TASK TO COMPLETE
Report how many lines in the records below contain the word "matplotlib". Give only the number.

## BEGIN AVAILABLE DATA

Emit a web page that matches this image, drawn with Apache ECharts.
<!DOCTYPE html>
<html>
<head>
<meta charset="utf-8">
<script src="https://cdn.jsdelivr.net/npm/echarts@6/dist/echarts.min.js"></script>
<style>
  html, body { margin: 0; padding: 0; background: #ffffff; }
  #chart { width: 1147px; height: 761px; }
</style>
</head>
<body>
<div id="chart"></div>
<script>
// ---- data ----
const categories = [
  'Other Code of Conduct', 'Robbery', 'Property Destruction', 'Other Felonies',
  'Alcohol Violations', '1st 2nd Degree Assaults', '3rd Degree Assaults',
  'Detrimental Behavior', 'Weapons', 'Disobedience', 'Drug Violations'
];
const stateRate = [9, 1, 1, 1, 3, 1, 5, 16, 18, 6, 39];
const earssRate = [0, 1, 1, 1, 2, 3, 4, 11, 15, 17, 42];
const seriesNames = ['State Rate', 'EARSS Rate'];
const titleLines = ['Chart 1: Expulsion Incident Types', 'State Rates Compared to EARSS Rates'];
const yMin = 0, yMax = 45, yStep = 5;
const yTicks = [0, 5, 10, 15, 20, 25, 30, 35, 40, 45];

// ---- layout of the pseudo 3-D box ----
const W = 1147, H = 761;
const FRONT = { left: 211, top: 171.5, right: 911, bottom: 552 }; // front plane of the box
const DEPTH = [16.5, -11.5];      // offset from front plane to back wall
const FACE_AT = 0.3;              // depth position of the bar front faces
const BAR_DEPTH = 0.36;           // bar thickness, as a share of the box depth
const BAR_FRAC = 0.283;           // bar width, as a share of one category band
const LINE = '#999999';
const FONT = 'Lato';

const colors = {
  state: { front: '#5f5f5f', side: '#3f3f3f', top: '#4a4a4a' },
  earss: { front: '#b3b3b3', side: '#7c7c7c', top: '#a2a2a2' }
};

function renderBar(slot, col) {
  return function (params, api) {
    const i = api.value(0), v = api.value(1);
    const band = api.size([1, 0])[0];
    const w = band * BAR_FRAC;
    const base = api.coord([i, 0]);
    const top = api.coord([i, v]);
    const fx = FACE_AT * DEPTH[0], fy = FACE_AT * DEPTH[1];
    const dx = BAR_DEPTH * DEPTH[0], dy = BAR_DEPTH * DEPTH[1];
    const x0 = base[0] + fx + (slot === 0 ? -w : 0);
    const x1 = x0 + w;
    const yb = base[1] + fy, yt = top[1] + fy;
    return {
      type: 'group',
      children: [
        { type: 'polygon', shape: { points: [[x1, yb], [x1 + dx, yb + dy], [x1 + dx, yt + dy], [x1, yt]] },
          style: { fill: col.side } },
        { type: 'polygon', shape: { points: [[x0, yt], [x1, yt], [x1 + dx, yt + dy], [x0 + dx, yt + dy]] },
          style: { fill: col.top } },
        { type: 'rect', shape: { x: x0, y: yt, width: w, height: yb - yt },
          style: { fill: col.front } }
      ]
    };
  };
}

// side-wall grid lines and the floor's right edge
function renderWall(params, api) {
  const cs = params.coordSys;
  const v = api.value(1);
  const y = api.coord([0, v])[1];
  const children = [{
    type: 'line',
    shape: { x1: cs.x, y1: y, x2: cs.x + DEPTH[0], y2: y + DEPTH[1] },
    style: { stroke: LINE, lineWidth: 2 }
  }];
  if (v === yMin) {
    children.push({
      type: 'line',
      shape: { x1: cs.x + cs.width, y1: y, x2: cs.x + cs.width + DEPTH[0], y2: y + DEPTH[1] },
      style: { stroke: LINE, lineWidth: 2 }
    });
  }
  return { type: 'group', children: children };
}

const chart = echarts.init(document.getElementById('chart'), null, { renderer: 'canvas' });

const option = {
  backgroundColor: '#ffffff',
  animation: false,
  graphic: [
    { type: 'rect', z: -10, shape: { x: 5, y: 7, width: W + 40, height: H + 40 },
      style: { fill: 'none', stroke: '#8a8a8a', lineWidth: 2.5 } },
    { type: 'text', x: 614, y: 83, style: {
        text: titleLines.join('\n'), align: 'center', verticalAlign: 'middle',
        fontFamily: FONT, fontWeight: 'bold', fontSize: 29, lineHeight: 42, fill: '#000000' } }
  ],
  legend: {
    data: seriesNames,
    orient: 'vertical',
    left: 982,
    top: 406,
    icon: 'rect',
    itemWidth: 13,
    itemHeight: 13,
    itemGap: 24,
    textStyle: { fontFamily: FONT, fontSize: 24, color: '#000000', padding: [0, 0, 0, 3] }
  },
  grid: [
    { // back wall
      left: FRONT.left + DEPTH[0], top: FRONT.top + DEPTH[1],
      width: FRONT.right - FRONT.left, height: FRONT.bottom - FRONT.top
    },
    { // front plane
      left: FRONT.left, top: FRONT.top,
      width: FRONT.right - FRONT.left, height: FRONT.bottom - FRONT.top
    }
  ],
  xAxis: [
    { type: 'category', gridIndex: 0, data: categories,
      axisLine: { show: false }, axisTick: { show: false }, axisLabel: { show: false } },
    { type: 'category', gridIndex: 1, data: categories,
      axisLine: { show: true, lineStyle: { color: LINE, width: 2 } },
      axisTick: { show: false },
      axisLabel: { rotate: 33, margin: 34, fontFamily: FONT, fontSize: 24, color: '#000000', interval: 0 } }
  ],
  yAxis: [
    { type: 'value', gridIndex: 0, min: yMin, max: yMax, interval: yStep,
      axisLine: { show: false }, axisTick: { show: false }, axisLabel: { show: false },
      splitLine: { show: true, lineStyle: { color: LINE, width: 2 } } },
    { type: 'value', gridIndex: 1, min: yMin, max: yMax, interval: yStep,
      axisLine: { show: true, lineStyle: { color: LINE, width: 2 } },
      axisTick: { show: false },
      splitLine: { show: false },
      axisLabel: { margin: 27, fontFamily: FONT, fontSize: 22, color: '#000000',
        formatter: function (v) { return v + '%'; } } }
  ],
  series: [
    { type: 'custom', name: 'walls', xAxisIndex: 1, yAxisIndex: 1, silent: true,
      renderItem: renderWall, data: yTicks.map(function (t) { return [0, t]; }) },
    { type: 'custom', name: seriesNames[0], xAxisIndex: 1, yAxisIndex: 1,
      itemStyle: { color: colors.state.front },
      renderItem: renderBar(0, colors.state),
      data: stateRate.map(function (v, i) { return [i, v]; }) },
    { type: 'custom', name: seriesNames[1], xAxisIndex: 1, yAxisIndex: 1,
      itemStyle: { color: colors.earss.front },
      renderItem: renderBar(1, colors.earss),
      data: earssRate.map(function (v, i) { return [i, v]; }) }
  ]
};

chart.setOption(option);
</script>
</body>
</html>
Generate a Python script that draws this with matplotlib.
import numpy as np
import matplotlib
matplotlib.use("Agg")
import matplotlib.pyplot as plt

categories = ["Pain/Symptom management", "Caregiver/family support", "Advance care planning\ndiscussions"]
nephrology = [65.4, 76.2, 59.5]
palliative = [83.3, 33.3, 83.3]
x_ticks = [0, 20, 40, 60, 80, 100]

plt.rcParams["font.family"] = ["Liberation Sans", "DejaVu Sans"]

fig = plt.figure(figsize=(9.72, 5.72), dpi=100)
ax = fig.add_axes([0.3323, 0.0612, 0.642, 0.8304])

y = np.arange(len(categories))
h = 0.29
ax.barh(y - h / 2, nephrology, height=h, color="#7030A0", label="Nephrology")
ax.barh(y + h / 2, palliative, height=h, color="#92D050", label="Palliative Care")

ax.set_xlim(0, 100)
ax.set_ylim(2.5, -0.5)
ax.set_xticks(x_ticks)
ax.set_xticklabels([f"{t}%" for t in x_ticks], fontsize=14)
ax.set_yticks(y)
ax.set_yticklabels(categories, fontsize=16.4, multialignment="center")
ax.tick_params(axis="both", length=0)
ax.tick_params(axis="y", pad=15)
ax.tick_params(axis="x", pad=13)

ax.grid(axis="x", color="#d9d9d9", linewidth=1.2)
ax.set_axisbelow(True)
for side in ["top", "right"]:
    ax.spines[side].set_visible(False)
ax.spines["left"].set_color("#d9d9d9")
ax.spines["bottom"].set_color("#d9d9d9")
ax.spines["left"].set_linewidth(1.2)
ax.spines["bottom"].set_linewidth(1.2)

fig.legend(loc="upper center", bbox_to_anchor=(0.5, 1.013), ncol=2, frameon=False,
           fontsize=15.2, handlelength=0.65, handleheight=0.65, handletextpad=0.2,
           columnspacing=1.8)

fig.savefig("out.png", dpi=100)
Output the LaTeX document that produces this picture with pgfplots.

## END AVAILABLE DATA

REPLY TO THE TASK
4